Unlocking Earth's Secrets: How Lasers and Fiber Optics Could Revolutionize Earthquake Warnings

Imagine a world where the very cables that power our internet could also warn us of impending earthquakes. This isn't science fiction; it's the groundbreaking reality scientists are rapidly developing, turning vast networks of fiber optic infrastructure into hyper-sensitive seismic sensors capable of detecting the Earth's most minute tremors.

For decades, earthquake detection has relied on traditional seismometers—specialized instruments deployed across specific locations.

While effective, these setups are often sparse and costly to maintain. Now, a revolutionary approach is emerging, leveraging the ubiquitous fiber optic cables that crisscross our continents and oceans. Researchers are harnessing these existing telecom lines to transform them into an unprecedented global seismic network.

The technology at the heart of this innovation is called Distributed Acoustic Sensing (DAS).

It works by firing rapid laser pulses down an ordinary fiber optic cable. As these pulses travel, tiny imperfections within the glass fiber cause a minuscule amount of light to scatter back towards the source. When the ground around the cable vibrates—even imperceptibly—it slightly stretches and compresses the fiber.

This subtle change alters the timing and characteristics of the backscattered light, creating a unique signature that scientists can analyze.

By continuously monitoring these changes, researchers can pinpoint precisely where along the cable a vibration occurred and its intensity. This effectively turns every meter of a fiber optic cable into a potential sensor, offering a level of spatial resolution and data density previously unimaginable.

Instead of a few hundred seismometers, we could potentially have millions of virtual sensors, providing a far more detailed and immediate picture of seismic activity.

This paradigm shift is particularly exciting for several reasons. Firstly, it repurposes existing infrastructure, drastically reducing the cost and logistical challenges associated with deploying new sensor networks.

Think of the millions of kilometers of fiber optic cables already laid for internet, television, and phone lines—each one a potential earthquake monitor waiting to be activated. This includes vital urban areas, where installing new equipment is often complex, and even the vast, unexplored expanses of the ocean floor, where undersea cables could provide crucial early warnings for tsunamis.

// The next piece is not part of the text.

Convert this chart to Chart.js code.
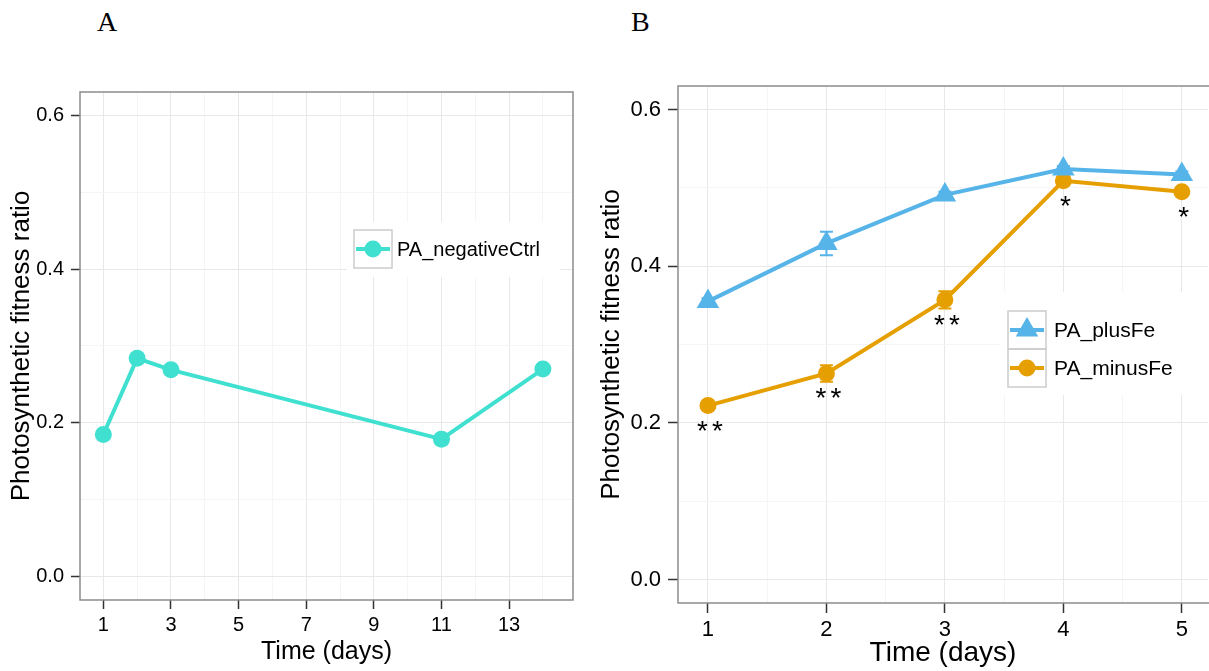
<!DOCTYPE html>
<html lang="en">
<head>
<meta charset="UTF-8">
<title>Photosynthetic fitness ratio</title>
<script src="https://cdn.jsdelivr.net/npm/chart.js"></script>
<style>
  body { margin: 0; background: #fff; }
  #wrap { position: relative; width: 1209px; height: 671px; overflow: hidden; }
  .panel { position: absolute; top: 0; }
  .tag { position: absolute; top: 6px; font-family: 'Liberation Serif', serif; font-size: 28px; color: #000; }
</style>
</head>
<body>
<div id="wrap">
  <div class="tag" style="left:97px">A</div>
  <div class="tag" style="left:631px">B</div>
  <canvas id="chartA" class="panel" style="left:0" width="590" height="671"></canvas>
  <!-- panel B runs past the right edge of the figure, as in the original -->
  <canvas id="chartB" class="panel" style="left:590px" width="631" height="671"></canvas>
</div>
<script>
// panel A data
const daysA = [1, 2, 3, 11, 14];
const negativeCtrl = [0.185, 0.284, 0.269, 0.179, 0.270];
const xTicksA = [1, 3, 5, 7, 9, 11, 13];

// panel B data
const daysB = [1, 2, 3, 4, 5];
const plusFe = [0.355, 0.429, 0.491, 0.524, 0.517];
const plusFeErr = [0.004, 0.015, 0.004, 0.004, 0.004];
const minusFe = [0.222, 0.263, 0.357, 0.509, 0.495];
const minusFeErr = [0.004, 0.0105, 0.011, 0.004, 0.004];
const signif = ['**', '**', '**', '*', '*'];
const xTicksB = [1, 2, 3, 4, 5];

const yTicks = [0, 0.2, 0.4, 0.6];

const TEAL = '#40E0D0', BLUE = '#56B4E9', ORANGE = '#E69F00';

// major ticks plus ggplot-style minor grid in between
function withMinor(major, max) {
  const step = major[1] - major[0];
  const out = [];
  major.forEach(v => {
    out.push({ value: v, main: true });
    if (v + step / 2 <= max) out.push({ value: v + step / 2, main: false });
  });
  return out;
}

function drawMarker(ctx, style, x, y, r) {
  ctx.beginPath();
  if (style === 'triangle') {
    ctx.moveTo(x, y - r);
    ctx.lineTo(x + r * Math.sin(2 * Math.PI / 3), y + r / 2);
    ctx.lineTo(x - r * Math.sin(2 * Math.PI / 3), y + r / 2);
    ctx.closePath();
  } else {
    ctx.arc(x, y, r, 0, Math.PI * 2);
  }
  ctx.fill();
}

const framePlugin = {
  id: 'frame',
  afterDraw(chart, args, opts) {
    const { ctx, chartArea: a } = chart;
    ctx.save();
    ctx.strokeStyle = '#8c8c8c';
    ctx.lineWidth = 1.5;
    ctx.beginPath();
    if (opts.right === false) {
      ctx.moveTo(a.right + 2, a.top);
      ctx.lineTo(a.left, a.top);
      ctx.lineTo(a.left, a.bottom);
      ctx.lineTo(a.right + 2, a.bottom);
    } else {
      ctx.rect(a.left, a.top, a.right - a.left, a.bottom - a.top);
    }
    ctx.stroke();
    ctx.restore();
  }
};

const errorBarPlugin = {
  id: 'errbars',
  afterDatasetsDraw(chart) {
    const { ctx, scales: { x, y } } = chart;
    ctx.save();
    chart.data.datasets.forEach(ds => {
      if (!ds.err) return;
      ctx.strokeStyle = ds.borderColor;
      ctx.lineWidth = 2;
      ds.data.forEach((p, i) => {
        const px = x.getPixelForValue(p.x);
        const top = y.getPixelForValue(p.y + ds.err[i]);
        const bot = y.getPixelForValue(p.y - ds.err[i]);
        ctx.beginPath();
        ctx.moveTo(px, top); ctx.lineTo(px, bot);
        ctx.moveTo(px - 6.5, top); ctx.lineTo(px + 6.5, top);
        ctx.moveTo(px - 6.5, bot); ctx.lineTo(px + 6.5, bot);
        ctx.stroke();
      });
    });
    ctx.restore();
  }
};

const starPlugin = {
  id: 'stars',
  afterDatasetsDraw(chart, args, opts) {
    if (!opts.labels) return;
    const { ctx, scales: { x, y } } = chart;
    ctx.save();
    ctx.fillStyle = '#000';
    ctx.font = '28px "Liberation Sans", Arial';
    ctx.letterSpacing = '4px';
    ctx.textAlign = 'center';
    ctx.textBaseline = 'alphabetic';
    opts.labels.forEach((t, i) => {
      const px = x.getPixelForValue(opts.days[i]) + 4;
      const py = y.getPixelForValue(opts.values[i]) + 34;
      ctx.fillText(t, px, py);
    });
    ctx.restore();
  }
};

const keyPlugin = {
  id: 'keys',
  afterDraw(chart, args, opts) {
    if (!opts.items) return;
    const { ctx } = chart;
    const k = opts.key;
    ctx.save();
    ctx.fillStyle = '#fff';
    ctx.fillRect(opts.bg[0], opts.bg[1], opts.bg[2], opts.bg[3]);
    opts.items.forEach((it, i) => {
      const kx = opts.x, ky = opts.y + i * k;
      ctx.strokeStyle = '#cccccc';
      ctx.lineWidth = 1.5;
      ctx.strokeRect(kx, ky, k, k);
      ctx.strokeStyle = it.color;
      ctx.lineWidth = 4;
      ctx.beginPath();
      ctx.moveTo(kx + 2, ky + k / 2);
      ctx.lineTo(kx + k - 2, ky + k / 2);
      ctx.stroke();
      ctx.fillStyle = it.color;
      drawMarker(ctx, it.style, kx + k / 2, ky + k / 2, it.r);
      ctx.fillStyle = '#000';
      ctx.font = opts.font;
      ctx.textAlign = 'left';
      ctx.textBaseline = 'middle';
      ctx.fillText(it.label, kx + k + opts.gap, ky + k / 2 + 1);
    });
    ctx.restore();
  }
};

function makeAxes(o) {
  const xt = withMinor(o.xTicks, o.xMax);
  const yt = withMinor(yTicks, 0.63);
  const gridColor = c => (c.tick && c.tick.main ? '#e8e8e8' : '#f5f5f5');
  const tickColor = c => (c.tick && c.tick.main ? '#333' : 'rgba(0,0,0,0)');
  return {
    x: {
      type: 'linear', min: o.xMin, max: o.xMax,
      afterBuildTicks: s => { s.ticks = xt.map(t => ({ ...t })); },
      afterFit: s => { s.height = o.xHeight; },
      grid: { color: gridColor, tickColor: tickColor, tickLength: o.tickLen, tickWidth: 1.5 },
      border: { display: false },
      ticks: {
        autoSkip: false, maxRotation: 0, padding: 4, color: '#000',
        font: { family: '"Liberation Sans", Arial', size: o.tickSize },
        callback: (v, i, ticks) => (ticks[i].main ? String(v) : '')
      },
      title: {
        display: true, text: 'Time (days)', color: '#000',
        font: { family: '"Liberation Sans", Arial', size: o.titleSize },
        padding: { top: 0, bottom: o.xTitlePad }
      }
    },
    y: {
      type: 'linear', min: -0.03, max: 0.63,
      afterBuildTicks: s => { s.ticks = yt.map(t => ({ ...t })); },
      afterFit: s => { s.width = o.yWidth; },
      grid: { color: gridColor, tickColor: tickColor, tickLength: o.tickLen, tickWidth: 1.5 },
      border: { display: false },
      ticks: {
        autoSkip: false, padding: 7, color: '#000',
        font: { family: '"Liberation Sans", Arial', size: o.tickSize },
        callback: (v, i, ticks) => (ticks[i].main ? v.toFixed(1) : '')
      },
      title: {
        display: true, text: 'Photosynthetic fitness ratio', color: '#000',
        font: { family: '"Liberation Sans", Arial', size: 26 },
        padding: { top: 6, bottom: 0 }
      }
    }
  };
}

new Chart(document.getElementById('chartA'), {
  type: 'line',
  data: {
    datasets: [{
      label: 'PA_negativeCtrl',
      data: daysA.map((d, i) => ({ x: d, y: negativeCtrl[i] })),
      borderColor: TEAL, backgroundColor: TEAL,
      borderWidth: 4, pointRadius: 8.5, pointHoverRadius: 8.5,
      pointBorderWidth: 0, tension: 0
    }]
  },
  options: {
    responsive: false, animation: false,
    layout: { padding: { top: 92, right: 17, left: 0, bottom: 0 } },
    scales: makeAxes({ xTicks: xTicksA, xMin: 0.31, xMax: 14.89, xHeight: 71, yWidth: 80, tickLen: 9, tickSize: 20, titleSize: 25, xTitlePad: 4 }),
    plugins: {
      legend: { display: false }, tooltip: { enabled: false },
      keys: {
        bg: [347, 222, 213, 55], x: 354, y: 230, key: 38, gap: 5,
        font: '20px "Liberation Sans", Arial',
        items: [{ label: 'PA_negativeCtrl', color: TEAL, style: 'circle', r: 8.5 }]
      }
    }
  },
  plugins: [framePlugin, keyPlugin]
});

new Chart(document.getElementById('chartB'), {
  type: 'line',
  data: {
    datasets: [{
      label: 'PA_plusFe',
      data: daysB.map((d, i) => ({ x: d, y: plusFe[i] })),
      err: plusFeErr,
      borderColor: BLUE, backgroundColor: BLUE,
      borderWidth: 4, pointStyle: 'triangle', pointRadius: 13, pointHoverRadius: 13,
      pointBorderWidth: 0, tension: 0
    }, {
      label: 'PA_minusFe',
      data: daysB.map((d, i) => ({ x: d, y: minusFe[i] })),
      err: minusFeErr,
      borderColor: ORANGE, backgroundColor: ORANGE,
      borderWidth: 4, pointRadius: 8.5, pointHoverRadius: 8.5,
      pointBorderWidth: 0, tension: 0
    }]
  },
  options: {
    responsive: false, animation: false,
    layout: { padding: { top: 86, right: 0, left: 0, bottom: 0 } },
    scales: makeAxes({ xTicks: xTicksB, xMin: 0.747, xMax: 5.221, xHeight: 68, yWidth: 88, tickLen: 10, tickSize: 22, titleSize: 28, xTitlePad: 1 }),
    plugins: {
      legend: { display: false }, tooltip: { enabled: false },
      frame: { right: false },
      stars: { labels: signif, days: daysB, values: minusFe },
      keys: {
        bg: [410, 292, 221, 103], x: 418, y: 311, key: 38, gap: 8,
        font: '21px "Liberation Sans", Arial',
        items: [
          { label: 'PA_plusFe', color: BLUE, style: 'triangle', r: 13 },
          { label: 'PA_minusFe', color: ORANGE, style: 'circle', r: 8.5 }
        ]
      }
    }
  },
  plugins: [framePlugin, errorBarPlugin, starPlugin, keyPlugin]
});
</script>
</body>
</html>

Scientists like Nate Lindsey, a seismologist at the University of California, Berkeley, and Zhongwen Zhan, a geophysicist at Caltech, are at the forefront of this pioneering research.

Their work has demonstrated the technology's ability to detect not only large earthquakes but also subtle rumblings, micro-seisms, and even the barely perceptible sounds of ocean waves crashing on distant shores or cars driving by. This sensitivity opens doors not just for earthquake warnings but also for monitoring volcanic activity, glacier movements, and even subsurface fluid dynamics.

The potential for earlier earthquake warnings is immense.

In regions prone to seismic activity, a few extra seconds or even minutes of warning could be critical, allowing automated systems to shut down gas lines, halt trains, and send alerts, saving lives and mitigating damage. While the technology is still in its nascent stages, with challenges remaining in data processing and widespread implementation, the promise it holds is undeniable.

We are witnessing a technological leap that could fundamentally change how we understand and react to our dynamic planet, turning the silent infrastructure beneath our feet into a vigilant guardian against nature's powerful forces.